Corpus Christi 2009
One of the stark images from the Report on Abuse in Ireland was the spontaneous remarks of a victim on an Irish Talk Show, when he shockingly noted that his abuser would treat him shamefully at night and give him Holy Communion the next morning. I find the contrast arresting and my initial reaction was,”How could this be?” “What capacity for double think would allow a priest to hold such starkly incompatible realities together without breaking?” Surely the very nature of what Eucharist is would make the juxtaposition with such sin impossible for one with any kind of conscience? A coffee induced sleepless night, awaked some of my own rather different demons, and allowed me to appreciate just how easy such unity of opposites is.
I have remarked before that my relatively mild exterior masks a capacity for anger, rage even, that is no less powerful for been kept out of the public eye. Those in my more intimate circle, with whom I less guarded, will ruefully agree. In my night of semi-wakefulness, an old grievance reemerged and quite spiteful scenarios of revenge began to play themselves out in my mind. The existence of this carefully cosseted grievance is not in itself remarkable, forgiveness is less easy that then textbooks suggest, but the scenarios involved delivering a very dramatic snub to my supposed nemesis on the occasion of a celebration of my anniversary of priesthood. The snub would be deliciously public, and delivered with the unassailable rigorousness of one who has suffered much, and were I to do it would give me a great deal of pleasure. In the cold light of morning, while I can not quite surrender the possibility, I probably won’t do it, and certainly I would regret it afterwards. What the tossing and turning did was remind me, just how deep the lack of forgiveness goes, and yet I will soon celebrate Mass with that un-repented anger still not attended to.
I am finding that my thinking on the Mass is adapting to challenge these deep seated passions. In the past, I would have been much more aware of the communal celebration of the Mass, the gathering of the community, the breaking of the Bread and the sharing of the Lord’s Body and Blood. Very important themes, but they run the risk of degenerating into a parody where we all join hands and sing “kumbya”. The demons that were amenable to exorcism by such an approach have long since been banished, or at least have their bags packed. The ones that remain stubbornly unmoved need a more robust engagement which I am discovering in the theme of the Sacrifice of the Mass.
A prayer card, common here in China, shows the priest holding up the Chalice to receive drops of blood directly from the side of Christ. A graphic rendering of an understanding of Mass as Sacrifice. This theme has been rather less stressed since the Liturgical reforms, and I would have been among those who dismissed it as passé. Now it increasingly demands my attention. It too has its shadow side, and needs to be anchored in a confidence of God’s overwhelming love for each one of us. Within that framework, it invites one to face into the terrible consequences of Sin, something I could more easily avoid in other Eucharistic spiritualities. When I celebrate Mass, I am not just remembering a past event, but by a miracle of grace I am present at Calvary. Present, not as a disinterested onlooker, attracted by the festival atmosphere of a public execution, but as one who knows that the Christ is dying for my lack of forgiveness. I am asked to look at what I have done without turning away. My recalcitrant demons would prefer “kumbaya” and the chummy niceness of a nonthreatening communal Meal. The blood and gore of the Sacrifice makes them uncomfortable and challenges their security.

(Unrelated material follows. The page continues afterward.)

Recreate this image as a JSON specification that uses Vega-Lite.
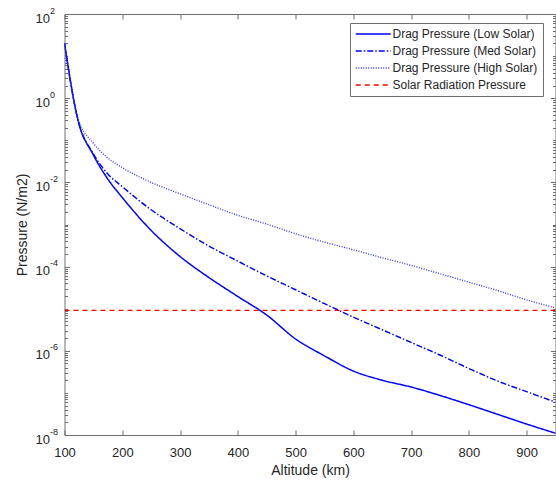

By extension, my understanding of Holy Communion is adjusting also. I have always thought of ‘Communion as “Bread for the Journey”, and such a reflection is still very meaningful for me. But a renewed awareness of the Sacrifice of the Mass requires modification here also. Receiving the Body and Blood of Christ as a sharing in Christ’s Sacrifice for me, is a somber experience when compared to the upbeat “Power-of-Positive-Thinking” mood I associate with “Holy Communion as nourishment “. Where as one might rush to eat the Bread that might keep one going, this celebrant hesitates before eating the Flesh of one who died not just for sin, but for My sins.
As Catholics, the Eucharist is at the centre of our spirituality, but we risk cheapening it power to transform, by reducing it to the merely conventional expression of our Faith. Convention is concerned only with the exterior, and since I probably won’t carry through on my coffee induced revenge scenarios, my conventional religious observance is not at issue. More to the point is the holding on to my un-forgiveness while still celebrating the forgiveness won for us by Christ’s sacrifice-the Mass. I seem able to hold the opposites in tension, and I suspect will still be able to do so unless I keep returning to Calvary and forcing my demons to look steadily at the One they have pierced.